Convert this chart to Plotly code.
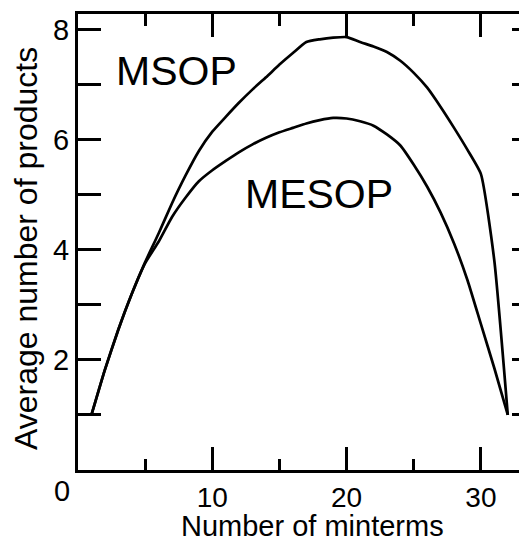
import plotly.graph_objects as go

minterms = list(range(1, 33))
msop = [1.0, 1.82, 2.55, 3.2, 3.78, 4.3, 4.85, 5.35, 5.8, 6.15, 6.42, 6.68, 6.92, 7.14,
        7.37, 7.58, 7.78, 7.83, 7.86, 7.87, 7.78, 7.7, 7.6, 7.44, 7.22, 6.95, 6.6,
        6.22, 5.82, 5.38, 3.8, 1.0]
mesop = [1.0, 1.82, 2.55, 3.2, 3.76, 4.15, 4.6, 4.95, 5.25, 5.45, 5.62, 5.78, 5.92, 6.04,
         6.14, 6.22, 6.3, 6.36, 6.4, 6.39, 6.34, 6.26, 6.1, 5.9, 5.55, 5.15, 4.68,
         4.12, 3.45, 2.65, 1.85, 1.0]

x_tickvals = [10, 20, 30]
x_ticktext = ["10", "20", "30"]
y_tickvals = [1, 2, 3, 4, 5, 6, 7, 8]
y_ticktext = ["", "2", "", "4", "", "6", "", "8"]

XR = [0, 33.43]
YR = [0, 8.29]
FONT = "Liberation Sans, Arial, Helvetica, sans-serif"

fig = go.Figure()
fig.add_trace(go.Scatter(x=minterms, y=msop, mode="lines",
                         line=dict(color="black", width=2.7, shape="spline", smoothing=0.5),
                         showlegend=False))
fig.add_trace(go.Scatter(x=minterms, y=mesop, mode="lines",
                         line=dict(color="black", width=2.7, shape="spline", smoothing=0.5),
                         showlegend=False))
fig.add_trace(go.Scatter(x=[], y=[], xaxis="x2", yaxis="y2", showlegend=False,
                         hoverinfo="skip"))

fig.update_layout(
    template="none",
    width=527, height=545,
    margin=dict(l=70, r=8, t=6, b=83, autoexpand=False),
    paper_bgcolor="white", plot_bgcolor="white",
    font=dict(family=FONT, color="black", size=29),
    xaxis=dict(range=XR, tickmode="array", tickvals=x_tickvals, ticktext=x_ticktext,
               ticks="inside", ticklen=23, tickwidth=3, tickcolor="black",
               minor=dict(tick0=0, dtick=5, ticks="inside", ticklen=11, tickwidth=3,
                          tickcolor="black"),
               showline=True, linewidth=3, linecolor="black", automargin=False,
               showgrid=False, zeroline=False, tickfont=dict(size=28)),
    yaxis=dict(range=YR, tickmode="array", tickvals=y_tickvals, ticktext=y_ticktext,
               ticks="inside", ticklen=23, tickwidth=3, tickcolor="black",
               showline=True, linewidth=3, linecolor="black", automargin=False,
               showgrid=False, zeroline=False, tickfont=dict(size=29)),
    xaxis2=dict(range=XR, overlaying="x", side="top", anchor="y",
                tickmode="array", tickvals=x_tickvals,
                ticks="inside", ticklen=23, tickwidth=3, tickcolor="black",
                minor=dict(tick0=0, dtick=5, ticks="inside", ticklen=12, tickwidth=3,
                           tickcolor="black"),
                showticklabels=False, showline=True, linewidth=3, linecolor="black",
                automargin=False, showgrid=False, zeroline=False),
    yaxis2=dict(range=YR, overlaying="y", side="right", anchor="x",
                tickmode="array", tickvals=y_tickvals,
                ticks="inside", ticklen=15, tickwidth=3, tickcolor="black",
                showticklabels=False, showline=False, automargin=False,
                showgrid=False, zeroline=False),
    annotations=[
        dict(text="MSOP", x=7.33, y=7.25, xref="x", yref="y", showarrow=False,
             font=dict(size=41), xanchor="center", yanchor="middle"),
        dict(text="MESOP", x=17.94, y=5.02, xref="x", yref="y", showarrow=False,
             font=dict(size=41), xanchor="center", yanchor="middle"),
        dict(text="0", x=-0.0356, y=-0.046, xref="paper", yref="paper", showarrow=False,
             font=dict(size=29), xanchor="center", yanchor="middle"),
        dict(text="Number of minterms", x=0.523, y=-0.1228, xref="paper", yref="paper",
             showarrow=False, font=dict(size=29), xanchor="center", yanchor="middle",
             borderpad=0),
        dict(text="Average number of products", x=-0.1158, y=0.4846, xref="paper",
             yref="paper", showarrow=False, font=dict(size=32), textangle=-90,
             xanchor="center", yanchor="middle"),
    ],
)

fig.write_html("out.html")
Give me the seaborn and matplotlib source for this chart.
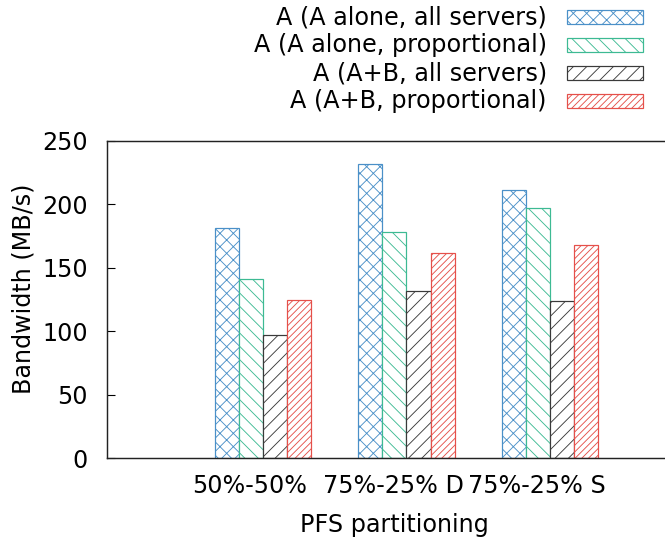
import numpy as np
import pandas as pd
import matplotlib
matplotlib.use("Agg")
import matplotlib.pyplot as plt
from matplotlib.patches import Rectangle
import seaborn as sns

# ---- data ----
partitions = ["50%-50%", "75%-25% D", "75%-25% S"]
series = ["A (A alone, all servers)", "A (A alone, proportional)",
          "A (A+B, all servers)", "A (A+B, proportional)"]
a_alone_all = [181, 232, 211]
a_alone_prop = [141, 178, 197]
ab_all = [97, 132, 124]
ab_prop = [125, 162, 168]
yticks = [0, 50, 100, 150, 200, 250]

colors = ["#4a90c8", "#3dba93", "#3a3a3a", "#e5504a"]
hatches = ["xx", "\\\\", "//", "////"]

values = [a_alone_all, a_alone_prop, ab_all, ab_prop]
rows = []
for s, vals in zip(series, values):
    for p, v in zip(partitions, vals):
        rows.append({"partition": p, "series": s, "bw": v})
df = pd.DataFrame(rows)

sns.set_style("ticks")
plt.rcParams["font.family"] = ["DejaVu Sans"]
plt.rcParams["hatch.linewidth"] = 0.8
plt.rcParams["text.color"] = "black"
plt.rcParams["axes.labelcolor"] = "black"
plt.rcParams["xtick.color"] = "black"
plt.rcParams["ytick.color"] = "black"
FS = 21.5

W, H, DPI = 665, 545, 80
fig = plt.figure(figsize=(W / DPI, H / DPI), dpi=DPI)
ax = fig.add_axes([107 / W, 87 / H, 574 / W, 317 / H])

sns.barplot(data=df, x="partition", y="bw", hue="series", hue_order=series,
            order=partitions, palette=colors, width=0.67, legend=False,
            errorbar=None, ax=ax)

for cont, col, hat in zip(ax.containers, colors, hatches):
    for bar in cont:
        bar.set_facecolor("white")
        bar.set_edgecolor(col)
        bar.set_hatch(hat)
        bar.set_linewidth(1.1)

ax.set_xlim(-1.087, 2.913)
ax.set_ylim(0, 250)
ax.set_yticks(yticks)
ax.set_xticks(np.arange(len(partitions)) - 0.09)
ax.set_xticklabels(partitions)
ax.tick_params(axis="x", length=0, pad=14, labelsize=FS, labelcolor="black")
ax.tick_params(axis="y", direction="in", length=7, width=1, pad=17,
               labelsize=FS, right=True, labelcolor="black")
for sp in ax.spines.values():
    sp.set_visible(True)
    sp.set_color("#222222")
    sp.set_linewidth(1.3)

ax.set_xlabel("PFS partitioning", fontsize=FS, labelpad=14, color="black")
ax.set_ylabel("Bandwidth (MB/s)", fontsize=FS, color="black")
ax.yaxis.set_label_coords(-0.125, 0.535)

# legend (gnuplot-style, right-aligned text with swatch on the right)
for i, (name, col, hat) in enumerate(zip(series, colors, hatches)):
    yc = 17 + 28 * i
    fig.text(547 / W, 1 - yc / H, name, ha="right", va="center",
             fontsize=FS, color="black")
    rect = Rectangle((567 / W, 1 - (yc + 7) / H), 76 / W, 14 / H,
                     transform=fig.transFigure, facecolor="white",
                     edgecolor=col, hatch=hat, linewidth=1.1)
    fig.add_artist(rect)

fig.savefig("out.png", dpi=DPI)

·····

### EXERCISE DIRECTIONS:
Everything from the top line of the data down to and including the line with "import plotly.graph_objects as go" is to be copied, except the pictures.

### TASK RESPONSE:
Convert this chart to Plotly code.
import plotly.graph_objects as go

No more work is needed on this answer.